= Video Concert Hall =

US television series

Video Concert Hall (VCH) is a television program that debuted in 1978 or 1979 on the USA Network and on Showtime, featuring an unhosted rotation of music videos. The show was often credited as being the precursor to MTV, Video Concert Hall was reportedly the most popular programming on QUBE, a cable television unit of Warner Communications. VCH, as it was often called, was created by radio and cable television executive Lloyd G. Crowe (Jerry Crowe) and Charles W. Henderson, a journalist who would later work for TriStar Pictures. Video Concert Hall was produced by Henderson-Crowe Productions and the company Video Concert Hall, Ltd. at studios in Atlanta, Georgia. Crowe and Henderson served as executive producers of Video Concert Hall, as well as other top-rated syndicated musical variety TV specials. It is also where artists such as The Police (with Sting), Split Enz, and Gary Numan were first introduced to the American audience en masse.

Billboard said in a cover story that Video Concert Hall was the first-ever nationwide video music programming on cable television, predating MTV by almost three years. Video Concert Hall creators Charles Henderson and Jerry Crowe are considered the "fathers" of television's music video programming.

Video Concert Hall ran daily on USA Network from 1978 to 1981 on a seemingly arbitrary schedule, appearing on early morning, daytime, late night, and early evening timeslots alike for durations ranging from one to four hours. Video Concert Hall was also carried on Showtime, the Satellite Program Network – SPN, and was seen worldwide on AFRTS (the Armed Forces Network) and frequently as video entertainment on commercial airline flights.

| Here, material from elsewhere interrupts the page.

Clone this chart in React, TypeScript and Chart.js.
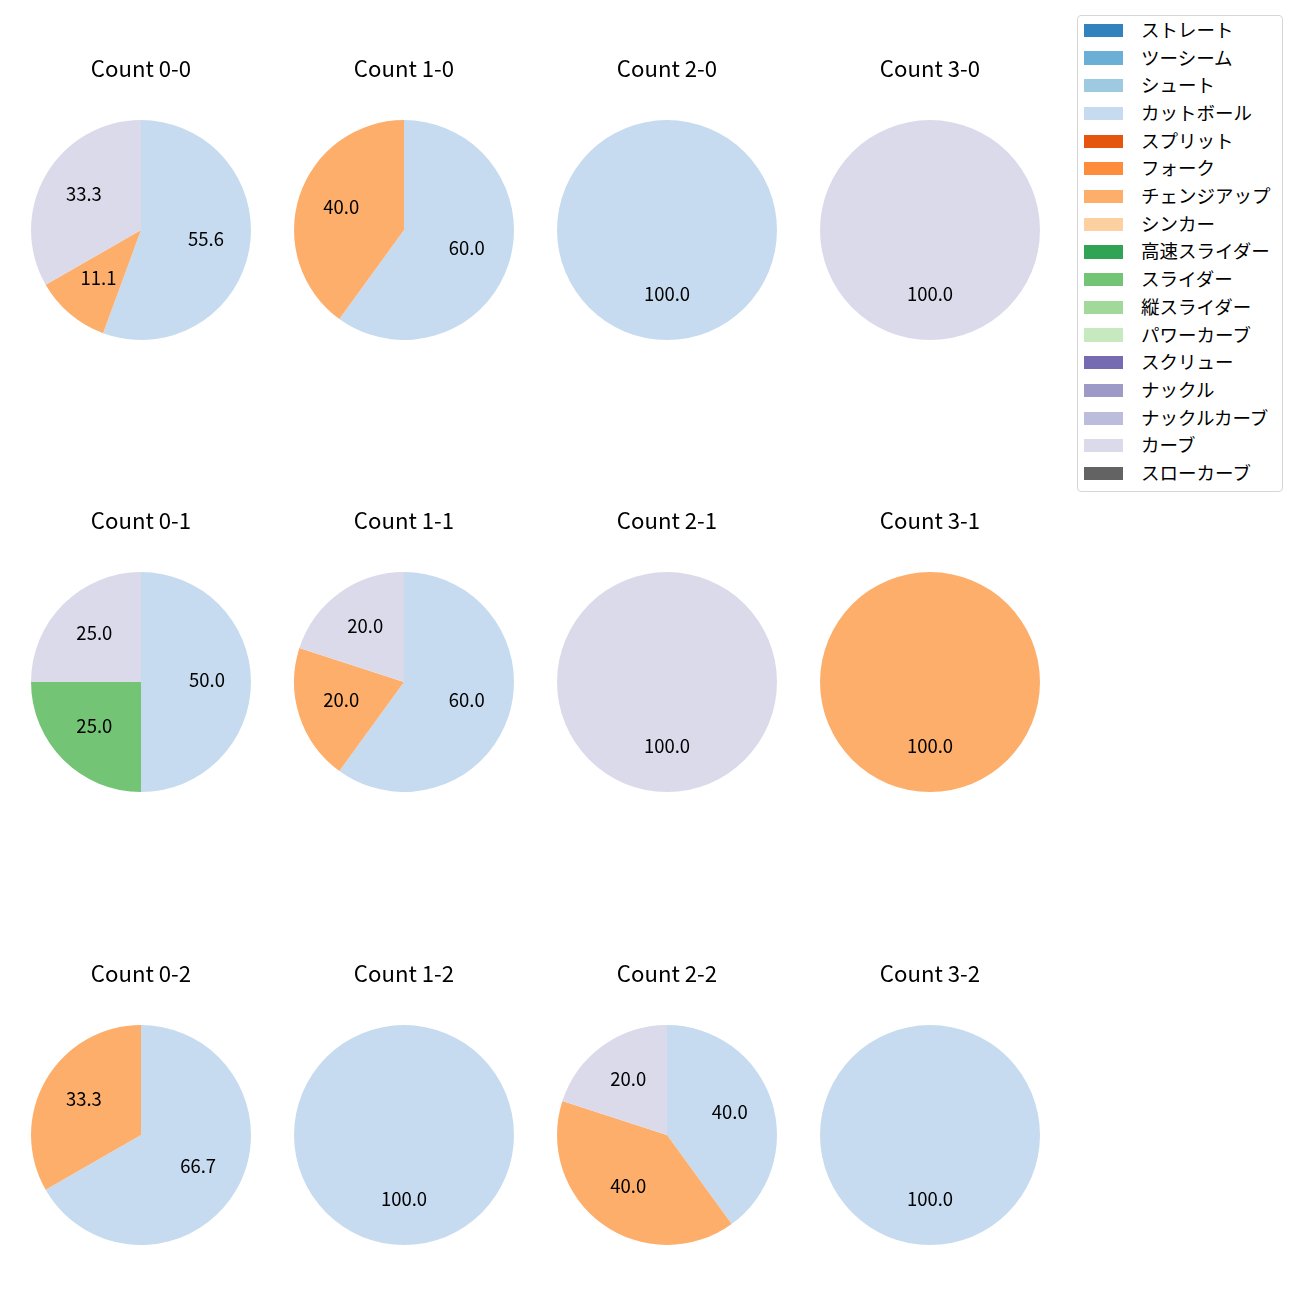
import React, { useEffect, useRef } from "react";
import { Chart, registerables } from "chart.js";

Chart.register(...registerables);

const FONT = "'Noto Sans CJK JP', 'Noto Sans', sans-serif";

const countLabels = ["0-0", "1-0", "2-0", "3-0", "0-1", "1-1", "2-1", "3-1", "0-2", "1-2", "2-2", "3-2"];

const pitchTypes = [
  "ストレート", "ツーシーム", "シュート", "カットボール", "スプリット", "フォーク",
  "チェンジアップ", "シンカー", "高速スライダー", "スライダー", "縦スライダー",
  "パワーカーブ", "スクリュー", "ナックル", "ナックルカーブ", "カーブ", "スローカーブ",
];

const pitchColors = [
  "#3182bd", "#6baed6", "#9ecae1", "#c6dbef", "#e6550d", "#fd8d3c",
  "#fdae6b", "#fdd0a2", "#31a354", "#74c476", "#a1d99b", "#c7e9c0",
  "#756bb1", "#9e9ac8", "#bcbddc", "#dadaeb", "#636363",
];

// Share (%) per count, in the order of countLabels
const cutterShare = [55.6, 60.0, 100.0, 0, 50.0, 60.0, 0, 0, 66.7, 100.0, 40.0, 100.0];
const changeupShare = [11.1, 40.0, 0, 0, 0, 20.0, 0, 100.0, 33.3, 0, 40.0, 0];
const sliderShare = [0, 0, 0, 0, 25.0, 0, 0, 0, 0, 0, 0, 0];
const curveShare = [33.3, 0, 0, 100.0, 25.0, 20.0, 100.0, 0, 0, 0, 20.0, 0];

const seriesByType: Record<string, number[]> = {
  "カットボール": cutterShare,
  "チェンジアップ": changeupShare,
  "スライダー": sliderShare,
  "カーブ": curveShare,
};

const colCenters = [141, 404, 667, 930];
const rowCenters = [230, 682, 1135];

const labelPlugin = {
  id: "pctLabels",
  afterDatasetsDraw(chart: any) {
    const ctx = chart.ctx;
    const meta = chart.getDatasetMeta(0);
    const data = chart.data.datasets[0].data as number[];
    const total = data.reduce((a, b) => a + b, 0);
    ctx.save();
    ctx.font = `18.5px ${FONT}`;
    ctx.fillStyle = "#000";
    ctx.textAlign = "center";
    ctx.textBaseline = "middle";
    meta.data.forEach((arc: any, i: number) => {
      const v = data[i];
      if (!v) return;
      const p = arc.getProps(["x", "y", "startAngle", "endAngle", "outerRadius"], true);
      const mid = (p.startAngle + p.endAngle) / 2;
      const r = p.outerRadius * 0.6;
      ctx.fillText(((v / total) * 100).toFixed(1), p.x + Math.cos(mid) * r, p.y + Math.sin(mid) * r - 2.5);
    });
    ctx.restore();
  },
};

function PieCell({ idx }: { idx: number }) {
  const ref = useRef<HTMLCanvasElement | null>(null);
  useEffect(() => {
    if (!ref.current) return;
    const values = pitchTypes.map((t) => (seriesByType[t] ? seriesByType[t][idx] : 0));
    const chart = new Chart(ref.current, {
      type: "pie",
      data: {
        labels: pitchTypes,
        datasets: [{ data: values, backgroundColor: pitchColors, borderWidth: 0 }],
      },
      options: {
        animation: false,
        responsive: false,
        maintainAspectRatio: false,
        layout: { padding: 0 },
        plugins: {
          legend: { display: false },
          tooltip: { enabled: false },
          title: {
            display: true,
            text: `Count ${countLabels[idx]}`,
            color: "#000",
            font: { family: FONT, size: 22.2, weight: "normal", lineHeight: 1.2 },
            padding: { top: 15.7, bottom: 37.7 },
          },
        },
      } as any,
      plugins: [labelPlugin],
    });
    return () => chart.destroy();
  }, [idx]);
  const cx = colCenters[idx % 4];
  const cy = rowCenters[Math.floor(idx / 4)];
  return (
    <canvas
      ref={ref}
      width={262}
      height={300}
      style={{ position: "absolute", left: cx - 131, top: cy - 190, width: 262, height: 300 }}
    />
  );
}

function Legend() {
  return (
    <div
      style={{
        position: "absolute",
        left: 1077,
        top: 15,
        width: 206,
        height: 477,
        boxSizing: "border-box",
        border: "1px solid #d6d6d6",
        borderRadius: 4,
        background: "#fff",
        fontFamily: FONT,
        fontSize: 18.5,
      }}
    >
      {pitchTypes.map((t, i) => {
        const cy = 14.3 + i * 27.7;
        return (
          <React.Fragment key={t}>
            <div
              style={{
                position: "absolute",
                left: 6,
                top: cy - 6.6,
                width: 39,
                height: 13.3,
                background: pitchColors[i],
              }}
            />
            <div
              style={{
                position: "absolute",
                left: 63,
                top: cy - 15.5,
                height: 28,
                lineHeight: "28px",
                whiteSpace: "nowrap",
                color: "#000",
              }}
            >
              {t}
            </div>
          </React.Fragment>
        );
      })}
    </div>
  );
}

export default function App() {
  return (
    <div style={{ position: "absolute", left: 0, top: 0, width: 1300, height: 1300, background: "#fff" }}>
      {countLabels.map((_, i) => (
        <PieCell key={i} idx={i} />
      ))}
      <Legend />
    </div>
  );
}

Video Concert Hall was also among the first advertising supported cable TV networks. Video Concert Hall was cited as among cable's 15 leading for-profit services in Fortune magazine's 1981 Fortune 500 issue.

The theme music for Video Concert Hall was the first thirty seconds of "Carouselambra" by Led Zeppelin.

Specific to no particular pop music genre, Video Concert Hall featured new wave music, punk rock, disco, funk, soul, and album-oriented rock.